_Problem statement_. Copy out each line containing "chart" from the entries below.

_Dataset_.

[Begin]

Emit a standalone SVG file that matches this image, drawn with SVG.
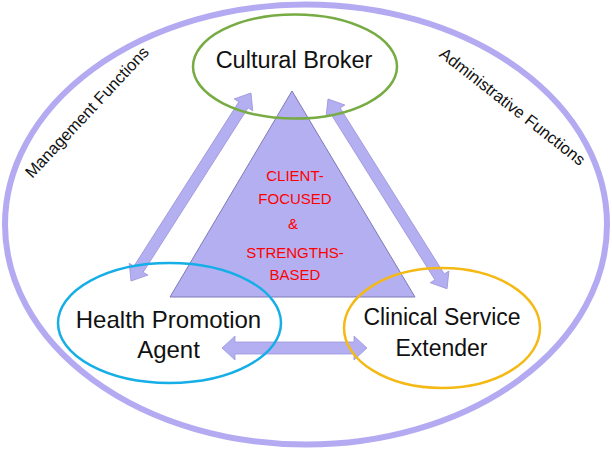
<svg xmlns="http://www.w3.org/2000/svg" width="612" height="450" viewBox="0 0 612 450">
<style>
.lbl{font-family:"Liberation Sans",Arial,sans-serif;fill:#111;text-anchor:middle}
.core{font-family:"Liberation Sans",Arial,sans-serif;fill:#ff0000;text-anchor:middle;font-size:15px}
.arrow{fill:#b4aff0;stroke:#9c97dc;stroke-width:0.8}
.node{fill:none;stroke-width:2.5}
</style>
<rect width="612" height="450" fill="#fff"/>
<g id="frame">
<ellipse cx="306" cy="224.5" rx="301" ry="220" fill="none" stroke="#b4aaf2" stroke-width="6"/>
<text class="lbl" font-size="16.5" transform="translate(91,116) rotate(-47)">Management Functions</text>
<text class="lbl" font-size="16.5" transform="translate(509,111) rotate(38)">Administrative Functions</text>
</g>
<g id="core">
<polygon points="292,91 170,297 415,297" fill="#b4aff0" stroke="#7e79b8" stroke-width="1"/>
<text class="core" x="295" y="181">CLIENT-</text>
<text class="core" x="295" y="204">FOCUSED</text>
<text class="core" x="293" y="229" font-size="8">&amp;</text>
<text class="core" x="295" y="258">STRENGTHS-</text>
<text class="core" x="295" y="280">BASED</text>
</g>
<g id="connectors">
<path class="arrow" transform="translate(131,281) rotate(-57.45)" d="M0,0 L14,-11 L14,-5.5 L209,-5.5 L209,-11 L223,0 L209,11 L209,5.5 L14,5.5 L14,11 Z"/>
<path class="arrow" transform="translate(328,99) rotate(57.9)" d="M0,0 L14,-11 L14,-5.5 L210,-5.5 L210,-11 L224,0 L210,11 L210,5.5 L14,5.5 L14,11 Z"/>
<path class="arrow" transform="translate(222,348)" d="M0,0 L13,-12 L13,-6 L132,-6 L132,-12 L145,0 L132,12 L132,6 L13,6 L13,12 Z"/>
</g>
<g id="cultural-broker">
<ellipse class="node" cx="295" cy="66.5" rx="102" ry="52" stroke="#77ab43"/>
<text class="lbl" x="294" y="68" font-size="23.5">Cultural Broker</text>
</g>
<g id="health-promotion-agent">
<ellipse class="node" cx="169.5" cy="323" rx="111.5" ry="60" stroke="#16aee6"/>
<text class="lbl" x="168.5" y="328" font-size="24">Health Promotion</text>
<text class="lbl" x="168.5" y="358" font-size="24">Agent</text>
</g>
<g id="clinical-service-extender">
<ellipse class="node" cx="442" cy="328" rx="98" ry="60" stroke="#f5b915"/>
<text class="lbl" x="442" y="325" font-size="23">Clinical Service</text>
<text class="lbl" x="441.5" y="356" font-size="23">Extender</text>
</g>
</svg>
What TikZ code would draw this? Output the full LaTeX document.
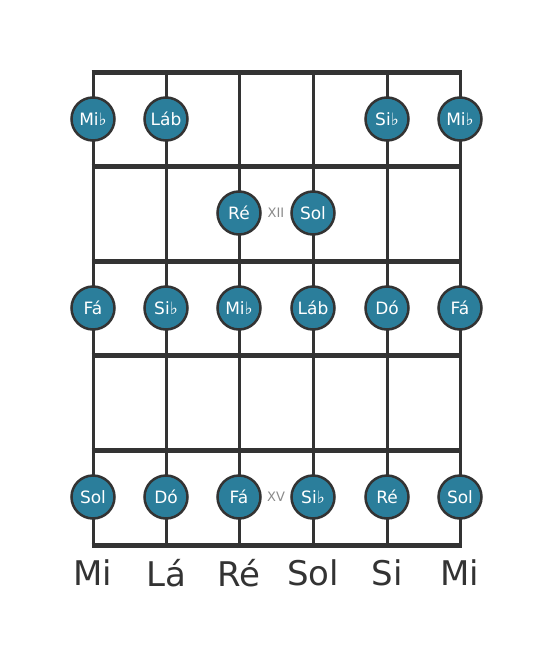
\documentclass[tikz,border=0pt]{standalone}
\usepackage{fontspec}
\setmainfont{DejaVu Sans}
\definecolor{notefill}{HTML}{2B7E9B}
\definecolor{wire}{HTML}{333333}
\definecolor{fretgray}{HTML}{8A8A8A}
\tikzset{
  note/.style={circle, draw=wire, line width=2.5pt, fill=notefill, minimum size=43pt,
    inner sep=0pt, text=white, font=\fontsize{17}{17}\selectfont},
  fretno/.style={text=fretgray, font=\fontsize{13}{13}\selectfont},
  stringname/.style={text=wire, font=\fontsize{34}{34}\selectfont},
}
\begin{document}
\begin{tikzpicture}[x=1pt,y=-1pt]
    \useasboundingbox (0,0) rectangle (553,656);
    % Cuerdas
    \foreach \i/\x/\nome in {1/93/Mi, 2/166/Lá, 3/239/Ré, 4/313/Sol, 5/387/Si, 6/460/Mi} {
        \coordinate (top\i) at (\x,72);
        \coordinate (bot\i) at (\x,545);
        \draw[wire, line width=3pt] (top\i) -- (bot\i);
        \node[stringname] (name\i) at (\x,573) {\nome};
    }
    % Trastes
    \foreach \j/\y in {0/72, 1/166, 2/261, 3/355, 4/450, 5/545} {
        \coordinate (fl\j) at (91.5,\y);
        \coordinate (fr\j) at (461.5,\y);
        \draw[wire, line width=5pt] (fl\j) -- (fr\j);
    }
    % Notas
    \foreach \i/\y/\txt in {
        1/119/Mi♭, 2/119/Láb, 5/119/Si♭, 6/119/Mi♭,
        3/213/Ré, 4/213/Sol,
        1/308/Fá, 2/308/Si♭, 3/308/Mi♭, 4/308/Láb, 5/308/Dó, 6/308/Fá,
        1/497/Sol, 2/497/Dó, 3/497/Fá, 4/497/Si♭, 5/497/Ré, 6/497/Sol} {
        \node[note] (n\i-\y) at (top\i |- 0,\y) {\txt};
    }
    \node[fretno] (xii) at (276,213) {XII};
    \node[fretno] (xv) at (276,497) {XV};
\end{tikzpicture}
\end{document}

[End]
[Begin]

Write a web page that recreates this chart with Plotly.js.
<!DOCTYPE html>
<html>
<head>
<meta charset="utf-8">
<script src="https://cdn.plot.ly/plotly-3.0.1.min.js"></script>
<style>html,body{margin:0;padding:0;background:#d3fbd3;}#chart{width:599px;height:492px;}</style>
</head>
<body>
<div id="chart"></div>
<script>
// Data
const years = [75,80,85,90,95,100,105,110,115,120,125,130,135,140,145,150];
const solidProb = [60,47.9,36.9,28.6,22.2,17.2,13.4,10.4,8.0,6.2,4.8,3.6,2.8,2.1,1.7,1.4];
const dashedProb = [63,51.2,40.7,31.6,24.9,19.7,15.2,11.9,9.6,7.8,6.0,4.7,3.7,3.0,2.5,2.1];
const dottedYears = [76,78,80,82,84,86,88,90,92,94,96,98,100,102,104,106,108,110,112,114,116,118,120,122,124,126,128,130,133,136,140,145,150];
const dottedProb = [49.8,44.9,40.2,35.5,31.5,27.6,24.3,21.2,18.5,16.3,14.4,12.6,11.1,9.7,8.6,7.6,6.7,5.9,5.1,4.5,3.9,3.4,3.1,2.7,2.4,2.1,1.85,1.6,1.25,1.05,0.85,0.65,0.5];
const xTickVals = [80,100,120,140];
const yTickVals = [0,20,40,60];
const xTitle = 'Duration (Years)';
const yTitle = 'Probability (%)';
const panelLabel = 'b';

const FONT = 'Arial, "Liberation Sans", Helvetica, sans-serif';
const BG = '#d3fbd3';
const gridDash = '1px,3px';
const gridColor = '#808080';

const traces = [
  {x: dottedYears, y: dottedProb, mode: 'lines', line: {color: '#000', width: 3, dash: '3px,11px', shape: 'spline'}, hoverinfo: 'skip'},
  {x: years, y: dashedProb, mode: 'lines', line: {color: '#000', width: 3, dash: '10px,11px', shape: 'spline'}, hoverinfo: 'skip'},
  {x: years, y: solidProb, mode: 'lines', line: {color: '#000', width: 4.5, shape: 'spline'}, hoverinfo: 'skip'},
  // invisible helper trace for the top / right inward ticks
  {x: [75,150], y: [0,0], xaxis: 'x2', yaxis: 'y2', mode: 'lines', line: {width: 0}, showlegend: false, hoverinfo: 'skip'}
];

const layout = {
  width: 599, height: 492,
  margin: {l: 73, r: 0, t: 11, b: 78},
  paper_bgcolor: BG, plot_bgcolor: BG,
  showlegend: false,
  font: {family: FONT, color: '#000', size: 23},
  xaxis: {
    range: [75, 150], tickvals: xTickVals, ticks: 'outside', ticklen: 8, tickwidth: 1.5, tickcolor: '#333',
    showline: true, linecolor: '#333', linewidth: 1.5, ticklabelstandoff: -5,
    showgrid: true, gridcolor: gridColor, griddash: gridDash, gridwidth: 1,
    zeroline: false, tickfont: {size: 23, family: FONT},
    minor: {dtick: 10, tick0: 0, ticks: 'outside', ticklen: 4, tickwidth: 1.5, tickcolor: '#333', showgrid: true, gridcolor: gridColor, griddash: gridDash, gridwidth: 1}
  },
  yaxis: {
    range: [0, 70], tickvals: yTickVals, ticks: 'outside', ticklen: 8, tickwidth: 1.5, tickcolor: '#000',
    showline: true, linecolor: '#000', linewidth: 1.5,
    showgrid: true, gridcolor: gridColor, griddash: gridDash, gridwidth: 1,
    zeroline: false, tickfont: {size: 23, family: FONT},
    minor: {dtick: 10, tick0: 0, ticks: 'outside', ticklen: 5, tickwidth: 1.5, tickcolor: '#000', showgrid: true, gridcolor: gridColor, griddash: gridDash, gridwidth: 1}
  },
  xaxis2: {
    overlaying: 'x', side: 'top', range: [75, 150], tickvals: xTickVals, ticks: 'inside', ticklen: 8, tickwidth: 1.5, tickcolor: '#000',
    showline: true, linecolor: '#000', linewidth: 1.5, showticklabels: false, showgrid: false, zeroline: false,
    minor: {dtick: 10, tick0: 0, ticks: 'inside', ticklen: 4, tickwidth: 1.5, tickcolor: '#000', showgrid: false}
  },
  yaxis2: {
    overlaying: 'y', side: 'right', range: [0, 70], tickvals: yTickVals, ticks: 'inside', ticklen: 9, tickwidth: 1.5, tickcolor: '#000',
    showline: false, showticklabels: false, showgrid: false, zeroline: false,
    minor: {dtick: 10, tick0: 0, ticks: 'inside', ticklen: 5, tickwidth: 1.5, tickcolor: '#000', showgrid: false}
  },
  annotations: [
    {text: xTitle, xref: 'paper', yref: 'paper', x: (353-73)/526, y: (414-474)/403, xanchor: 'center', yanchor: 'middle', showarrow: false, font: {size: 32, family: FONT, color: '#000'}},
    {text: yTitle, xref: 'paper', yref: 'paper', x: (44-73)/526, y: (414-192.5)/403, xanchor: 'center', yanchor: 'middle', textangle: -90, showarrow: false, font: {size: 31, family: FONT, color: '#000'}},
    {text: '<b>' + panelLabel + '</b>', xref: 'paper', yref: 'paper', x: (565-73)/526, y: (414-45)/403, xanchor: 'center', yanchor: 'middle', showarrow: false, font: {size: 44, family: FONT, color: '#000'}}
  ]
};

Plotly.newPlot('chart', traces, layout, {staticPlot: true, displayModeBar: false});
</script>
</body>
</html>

[End]

_The response_.
Write a web page that recreates this chart with Plotly.js.
<style>html,body{margin:0;padding:0;background:#d3fbd3;}#chart{width:599px;height:492px;}</style>
<div id="chart"></div>
Plotly.newPlot('chart', traces, layout, {staticPlot: true, displayModeBar: false});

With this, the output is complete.